The “dot product” of two functions

Now consider the vector space of all real valued functions.  To implement an inner product and norm we have to restrict to a subspace where those operations are finite but we can gloss over such details for this discussion.  We define the following inner (dot) product between two suitable vectors:

$$f\bullet g = \int_{-\infty}^\infty f(x)g(x)dx$$

Note that with an inner product we also have a norm and can thus normalize our functions (construct “unit vectors”).
$$\lVert f\rVert = \sqrt{ f\bullet f} = \sqrt{\int_{-\infty}^\infty f^2(x) dx}$$

So for example for $f(x)=\frac{1}{x^2+1}$ and $g(x)=e^{-x^2/2}$ we have:
$$f\bullet g = \int_{-\infty}^\infty e^{-x^2/2}\frac{1}{x^2+1} dx  \approx 1.64354$$
and
$$\lVert f \rVert =\sqrt{ \int_{-\infty}^\infty [e^{-x^2/2}]^2 dx }= \sqrt[4]{\pi}\approx 1.3313$$
Hence, $\hat{f}(x) = \frac{1}{\sqrt[4]{\pi}}f(x)$ is a normalized function i.e. a “unit vector” in this $L^2$ space.

For many functions the integral defining their norm will diverge or just can’t be defined.  So, we toss those cases out and restrict our considerations to the set functions of finite norm.  This again defines a vector space, $L^2(\mathbb{R})$ the space of square integrable functions.  Since the norm is defined in terms of an inner product this is an inner product space.

The evaluation functional

Unfortunately, for unbounded linear functionals the Riesz’s representation theorem fails.  One might think this is not too important.  But, one will be surprised to see how often an important operation involves a linear functional which is unbounded.

We can define the set of evaluation functionals, $E_a, a\in\mathbb{R}$ such that $E_a[f] = f(a)$.

• They are functionals in that they map functions to numbers.
• That they are linear is trivial:
  $$E_a[\alpha f+\beta g]=\alpha f(a)+\beta g(a) = \alpha E_a[f]+\beta E_a[g]$$
• That they are unbounded (in $L^2(S)$) is fairly easy to demonstrate.  For example, in $L^2(\mathbb{R})$ the square root of the probability density function for a normal random variable has unit norm, $1$ (the total probability).
  As the standard deviation approaches zero, the probability density at the mean approaches infinity.  Evaluation at the mean is thus an unbounded linear functional.

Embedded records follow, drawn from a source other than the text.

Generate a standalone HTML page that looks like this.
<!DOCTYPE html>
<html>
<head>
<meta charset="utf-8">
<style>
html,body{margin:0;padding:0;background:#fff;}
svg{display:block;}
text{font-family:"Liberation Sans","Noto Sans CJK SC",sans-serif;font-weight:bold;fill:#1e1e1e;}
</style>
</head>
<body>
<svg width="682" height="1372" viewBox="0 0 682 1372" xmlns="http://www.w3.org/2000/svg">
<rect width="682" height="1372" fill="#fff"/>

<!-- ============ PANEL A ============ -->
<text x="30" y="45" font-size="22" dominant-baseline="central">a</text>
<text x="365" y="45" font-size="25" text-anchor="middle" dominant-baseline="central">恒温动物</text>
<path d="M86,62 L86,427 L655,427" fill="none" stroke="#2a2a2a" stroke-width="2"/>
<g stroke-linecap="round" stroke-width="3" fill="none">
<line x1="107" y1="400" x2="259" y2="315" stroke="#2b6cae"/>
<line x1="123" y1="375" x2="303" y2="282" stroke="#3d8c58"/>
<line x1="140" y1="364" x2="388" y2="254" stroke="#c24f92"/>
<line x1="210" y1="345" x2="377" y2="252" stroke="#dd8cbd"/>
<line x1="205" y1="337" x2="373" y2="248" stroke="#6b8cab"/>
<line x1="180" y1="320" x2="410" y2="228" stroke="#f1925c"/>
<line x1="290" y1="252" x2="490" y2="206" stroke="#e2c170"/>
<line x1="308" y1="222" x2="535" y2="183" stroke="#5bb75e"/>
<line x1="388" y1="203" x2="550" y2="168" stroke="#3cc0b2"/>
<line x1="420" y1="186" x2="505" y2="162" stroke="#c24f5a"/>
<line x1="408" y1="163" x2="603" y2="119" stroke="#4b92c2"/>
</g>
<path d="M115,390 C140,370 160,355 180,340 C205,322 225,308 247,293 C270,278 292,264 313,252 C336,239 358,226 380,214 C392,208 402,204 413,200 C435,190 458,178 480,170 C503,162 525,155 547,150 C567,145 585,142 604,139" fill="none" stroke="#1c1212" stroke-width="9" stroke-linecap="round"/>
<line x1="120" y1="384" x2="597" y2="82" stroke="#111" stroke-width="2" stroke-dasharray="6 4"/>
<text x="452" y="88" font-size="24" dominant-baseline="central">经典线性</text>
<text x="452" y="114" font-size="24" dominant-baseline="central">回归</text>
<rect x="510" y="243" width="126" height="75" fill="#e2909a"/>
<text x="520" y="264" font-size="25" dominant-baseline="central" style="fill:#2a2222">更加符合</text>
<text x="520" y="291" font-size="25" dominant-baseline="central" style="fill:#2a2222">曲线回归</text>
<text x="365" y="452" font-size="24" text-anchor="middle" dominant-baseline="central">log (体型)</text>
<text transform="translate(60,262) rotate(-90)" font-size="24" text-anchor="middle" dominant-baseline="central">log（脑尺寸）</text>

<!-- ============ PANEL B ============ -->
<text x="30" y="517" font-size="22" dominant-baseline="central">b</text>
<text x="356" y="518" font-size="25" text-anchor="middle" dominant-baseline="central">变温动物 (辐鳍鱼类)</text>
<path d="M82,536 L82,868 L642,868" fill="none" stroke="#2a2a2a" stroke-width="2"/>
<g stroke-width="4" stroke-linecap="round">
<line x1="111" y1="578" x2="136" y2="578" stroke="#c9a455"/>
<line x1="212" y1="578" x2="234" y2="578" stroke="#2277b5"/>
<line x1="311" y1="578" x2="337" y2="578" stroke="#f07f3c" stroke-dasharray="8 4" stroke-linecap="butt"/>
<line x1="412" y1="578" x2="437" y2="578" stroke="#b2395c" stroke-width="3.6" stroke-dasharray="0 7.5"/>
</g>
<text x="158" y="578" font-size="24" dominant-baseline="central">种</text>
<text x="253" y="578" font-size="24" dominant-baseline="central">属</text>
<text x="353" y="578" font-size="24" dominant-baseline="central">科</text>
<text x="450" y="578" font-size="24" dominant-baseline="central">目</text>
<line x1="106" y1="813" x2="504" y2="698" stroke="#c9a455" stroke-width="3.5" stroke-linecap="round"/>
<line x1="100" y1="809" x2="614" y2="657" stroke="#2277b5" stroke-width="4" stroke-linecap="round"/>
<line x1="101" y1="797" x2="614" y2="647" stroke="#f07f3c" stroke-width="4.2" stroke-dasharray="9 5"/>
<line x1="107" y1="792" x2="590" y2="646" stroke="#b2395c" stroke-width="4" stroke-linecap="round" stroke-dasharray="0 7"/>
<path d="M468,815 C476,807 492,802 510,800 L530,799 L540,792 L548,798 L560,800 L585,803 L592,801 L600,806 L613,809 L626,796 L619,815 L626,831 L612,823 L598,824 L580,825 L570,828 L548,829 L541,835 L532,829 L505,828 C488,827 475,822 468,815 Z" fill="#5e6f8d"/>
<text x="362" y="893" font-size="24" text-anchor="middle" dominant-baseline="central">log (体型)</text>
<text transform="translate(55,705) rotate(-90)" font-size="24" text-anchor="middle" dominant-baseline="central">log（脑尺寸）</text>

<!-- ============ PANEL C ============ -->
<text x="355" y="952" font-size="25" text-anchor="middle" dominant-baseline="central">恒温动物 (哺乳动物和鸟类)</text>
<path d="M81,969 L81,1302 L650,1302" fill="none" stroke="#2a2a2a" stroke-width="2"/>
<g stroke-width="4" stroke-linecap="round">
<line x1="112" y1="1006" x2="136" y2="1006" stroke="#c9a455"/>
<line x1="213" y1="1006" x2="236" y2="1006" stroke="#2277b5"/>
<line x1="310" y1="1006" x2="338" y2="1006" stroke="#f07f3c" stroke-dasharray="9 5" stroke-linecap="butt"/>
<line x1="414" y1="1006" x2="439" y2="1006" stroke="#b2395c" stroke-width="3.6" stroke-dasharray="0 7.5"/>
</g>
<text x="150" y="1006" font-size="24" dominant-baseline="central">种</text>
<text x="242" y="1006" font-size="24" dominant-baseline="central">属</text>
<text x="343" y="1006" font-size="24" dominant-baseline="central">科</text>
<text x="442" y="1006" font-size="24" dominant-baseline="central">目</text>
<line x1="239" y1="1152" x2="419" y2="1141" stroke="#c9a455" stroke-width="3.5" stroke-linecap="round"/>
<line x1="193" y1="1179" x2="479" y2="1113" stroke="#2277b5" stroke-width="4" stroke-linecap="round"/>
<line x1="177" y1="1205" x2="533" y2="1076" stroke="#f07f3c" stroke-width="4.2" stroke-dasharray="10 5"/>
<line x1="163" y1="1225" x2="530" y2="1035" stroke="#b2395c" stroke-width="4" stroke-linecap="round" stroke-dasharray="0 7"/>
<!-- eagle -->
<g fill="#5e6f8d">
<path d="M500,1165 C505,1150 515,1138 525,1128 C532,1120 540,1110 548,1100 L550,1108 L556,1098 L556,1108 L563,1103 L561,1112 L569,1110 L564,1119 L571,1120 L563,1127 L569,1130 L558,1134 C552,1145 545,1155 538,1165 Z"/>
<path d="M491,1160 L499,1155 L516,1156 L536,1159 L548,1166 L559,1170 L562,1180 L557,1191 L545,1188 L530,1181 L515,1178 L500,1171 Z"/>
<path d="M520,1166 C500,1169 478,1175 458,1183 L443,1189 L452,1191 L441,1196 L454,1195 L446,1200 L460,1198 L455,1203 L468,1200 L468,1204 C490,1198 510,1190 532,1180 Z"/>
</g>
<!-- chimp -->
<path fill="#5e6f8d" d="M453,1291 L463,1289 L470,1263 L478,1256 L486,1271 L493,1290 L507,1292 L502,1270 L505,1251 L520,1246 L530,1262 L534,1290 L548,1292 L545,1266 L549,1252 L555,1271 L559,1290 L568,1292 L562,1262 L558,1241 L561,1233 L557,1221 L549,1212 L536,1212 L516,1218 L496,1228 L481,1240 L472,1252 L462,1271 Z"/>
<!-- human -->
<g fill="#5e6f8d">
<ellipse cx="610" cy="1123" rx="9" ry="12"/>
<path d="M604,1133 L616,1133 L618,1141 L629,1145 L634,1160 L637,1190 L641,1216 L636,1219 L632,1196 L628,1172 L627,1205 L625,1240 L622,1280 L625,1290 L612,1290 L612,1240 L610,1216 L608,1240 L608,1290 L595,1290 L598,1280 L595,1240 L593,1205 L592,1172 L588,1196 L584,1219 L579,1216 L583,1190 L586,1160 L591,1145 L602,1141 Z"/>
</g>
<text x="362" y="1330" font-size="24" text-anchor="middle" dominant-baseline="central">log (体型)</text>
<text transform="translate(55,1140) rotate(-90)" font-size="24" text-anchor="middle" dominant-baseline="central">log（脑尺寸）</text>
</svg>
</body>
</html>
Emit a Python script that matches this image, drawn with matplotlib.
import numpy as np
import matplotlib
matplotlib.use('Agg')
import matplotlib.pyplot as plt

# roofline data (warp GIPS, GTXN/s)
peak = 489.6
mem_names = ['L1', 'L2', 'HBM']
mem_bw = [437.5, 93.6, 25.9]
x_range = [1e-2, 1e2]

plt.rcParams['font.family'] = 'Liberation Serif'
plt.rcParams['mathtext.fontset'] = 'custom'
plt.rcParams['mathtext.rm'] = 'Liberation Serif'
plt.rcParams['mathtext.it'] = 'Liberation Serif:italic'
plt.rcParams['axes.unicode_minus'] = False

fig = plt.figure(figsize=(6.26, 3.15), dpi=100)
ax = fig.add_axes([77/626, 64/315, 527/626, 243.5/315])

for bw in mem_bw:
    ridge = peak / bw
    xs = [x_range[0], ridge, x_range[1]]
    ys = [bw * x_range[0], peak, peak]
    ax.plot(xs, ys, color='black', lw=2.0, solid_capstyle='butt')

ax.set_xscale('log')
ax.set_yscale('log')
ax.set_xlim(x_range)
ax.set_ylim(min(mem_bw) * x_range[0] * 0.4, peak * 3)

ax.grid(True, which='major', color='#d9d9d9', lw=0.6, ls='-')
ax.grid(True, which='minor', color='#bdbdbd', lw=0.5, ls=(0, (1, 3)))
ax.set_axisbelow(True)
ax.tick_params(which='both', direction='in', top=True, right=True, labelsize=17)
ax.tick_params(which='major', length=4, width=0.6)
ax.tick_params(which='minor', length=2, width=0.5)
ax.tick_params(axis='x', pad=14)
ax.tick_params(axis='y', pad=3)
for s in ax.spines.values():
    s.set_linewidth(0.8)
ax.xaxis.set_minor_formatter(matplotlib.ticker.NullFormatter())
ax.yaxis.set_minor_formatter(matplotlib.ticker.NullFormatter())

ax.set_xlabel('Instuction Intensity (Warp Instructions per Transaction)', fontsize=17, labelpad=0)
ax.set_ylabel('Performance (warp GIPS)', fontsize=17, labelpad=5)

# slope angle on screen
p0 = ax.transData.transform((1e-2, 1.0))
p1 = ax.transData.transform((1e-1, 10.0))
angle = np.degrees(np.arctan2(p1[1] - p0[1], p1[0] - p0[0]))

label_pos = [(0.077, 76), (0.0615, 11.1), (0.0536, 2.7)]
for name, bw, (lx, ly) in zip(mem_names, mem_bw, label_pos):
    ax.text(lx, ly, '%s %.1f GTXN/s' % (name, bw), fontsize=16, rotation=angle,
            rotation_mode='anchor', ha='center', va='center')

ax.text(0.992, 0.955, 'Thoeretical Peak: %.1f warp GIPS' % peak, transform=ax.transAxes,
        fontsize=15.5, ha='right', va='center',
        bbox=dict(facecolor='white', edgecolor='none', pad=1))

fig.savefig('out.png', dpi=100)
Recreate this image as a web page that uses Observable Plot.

Thus, the contrapositive form of Riesz’s representation theorem says there is no function $\phi$ such that:
$$E_a[f] = \int_{-\infty}^\infty \phi(x)f(x)dx.$$
But we can pretend that there is by defining the convenient notation:
$$\int_{-\infty}^\infty \delta(x-a)f(x)dx \equiv E_a[f]=f(a)$$

Evaluation is at the heart of what we mean by functions.  The Dirac delta function and its (both literal and figurative) derivatives are thus exceedingly useful convenient notation. So, we shall exit this rabbit-hole here, though there is much more we could explore.  Hopefully this exposition can provide some inspiration in exploring similar questions such as “What is a wave function?” and “What is a field?”.